After the deal happened, we did talk on the radio a little bit, but there was a bigger problem there, and that's where the frustration came from.

Q. I'm getting sick of this whole line of questioning, but you feel like there's animosity between your teammates and yourself because you came in as the golden boy? Jack really took a shining to you. You're the guy that's gotten a lot of attention outside of racing, whether it's on the cover of magazines, on TV shows, whatever. After listening to Greg's comment last night on TV, I was really kind of shocked they thought that you guys are under the same roof?
CARL EDWARDS: I was definitely shocked at Greg's comments. I believe that he's going to think about that a little bit. I think he, you know, hopefully he'll†‑‑ that's not really how he feels. I don't know. I don't know exactly what the issue is.
All I can tell you is that just like I said before, we've got to put all of the petty little stuff aside and go out and be the best teammates we can be. Because as long as we don't, we're going to get beaten by people who do.
Greg Biffle is an unbelievable driver. Matt Kenseth is unbelievable. Jamie McMurray could be so great, he has such talent. David Ragan coming up. And we've got great engines, great sponsors, all this stuff.
And I talked to Max Jones this morning, and he's so frustrated because so many people work so hard, and here we just are bickering and having these problems, and I can't do anything for anybody else.
All I can tell you is I'm going to do the best I can to put my foot forward and extend my hand and say let's do this the best we can. Hopefully, hopefully, we can be laughing about this by the time Daytona rolls around.

Q. With only one more Car of Tomorrow race remaining, what are your thoughts on the new car? And how has your view changed since the first few races when everybody was trying to catch up to the hundred guys?
CARL EDWARDS: That Car of Tomorrow is a perfect example of how we can really succeed together. We started out with the Car of Tomorrow at, I don't remember where we started with it, Bristol, I think. And we ran it. I'll never forget how bad we were there.
And through Robby Riser and all those guys, you know, giving everything we can with the engineering department, all of us working together, I think our Car of Tomorrow program is great. So I feel like that is the biggest win we've had this season, turning that around.
I'm very excited about it for next year. I think Phoenix is going to be a blast. I can't wait to go. I think we can go there and compete for a win. So my view on that car has changed 180 degrees from the first time I got in.

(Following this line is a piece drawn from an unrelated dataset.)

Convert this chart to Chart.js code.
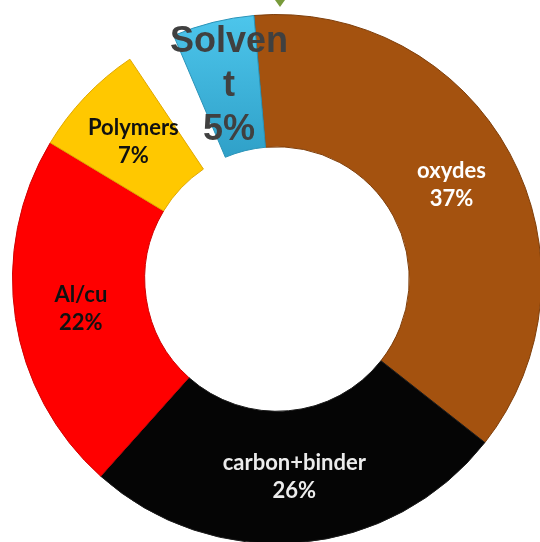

Q. Little bit off the subject, but I think of this as†‑‑ it seems like NASCAR would like to go global some day. I can't even imagine the cost of something like that. Shipping two cars, all the team members to someplace like Japan or Australia or wherever. I know you can't speak for NASCAR, but what are your feelings on this? Should NASCAR keep building in the United States? Or should they try to go worldwide?
CARL EDWARDS: Yeah, I don't know. We've got a great thing. It's an awesome sport. It's so much fun. It's a blast to go do. To me some of the neatest things that we do are going to Mexico City with the Busch cars, going to Canada, that's fun.
If there's a way to get it done, and go travel to other countries, I'd love to do it. It would be great. I believe we have such a great show. We've got action on the track and off the track. And it just, the competition's great. So I'd be all for it.
If I could help in any way to get a trip to†‑‑ you know, I guess a lot of guys have gone to Japan or something, but I'd love to be part of something like that. To go to Japan or England and race, I'd love it.
HERB BRANHAM: First of all, thank you for taking time out. Busy weekend ahead for you. Best of luck trying to mount a little bit of a comeback in the Chase standings and best of luck at perhaps nailing down that NASCAR Busch Series Championship. We appreciate your time.
CARL EDWARDS: Thanks a lot. I just appreciate everybody giving me time to express how I felt about that deal. And I appreciate it and hope everybody has a good week.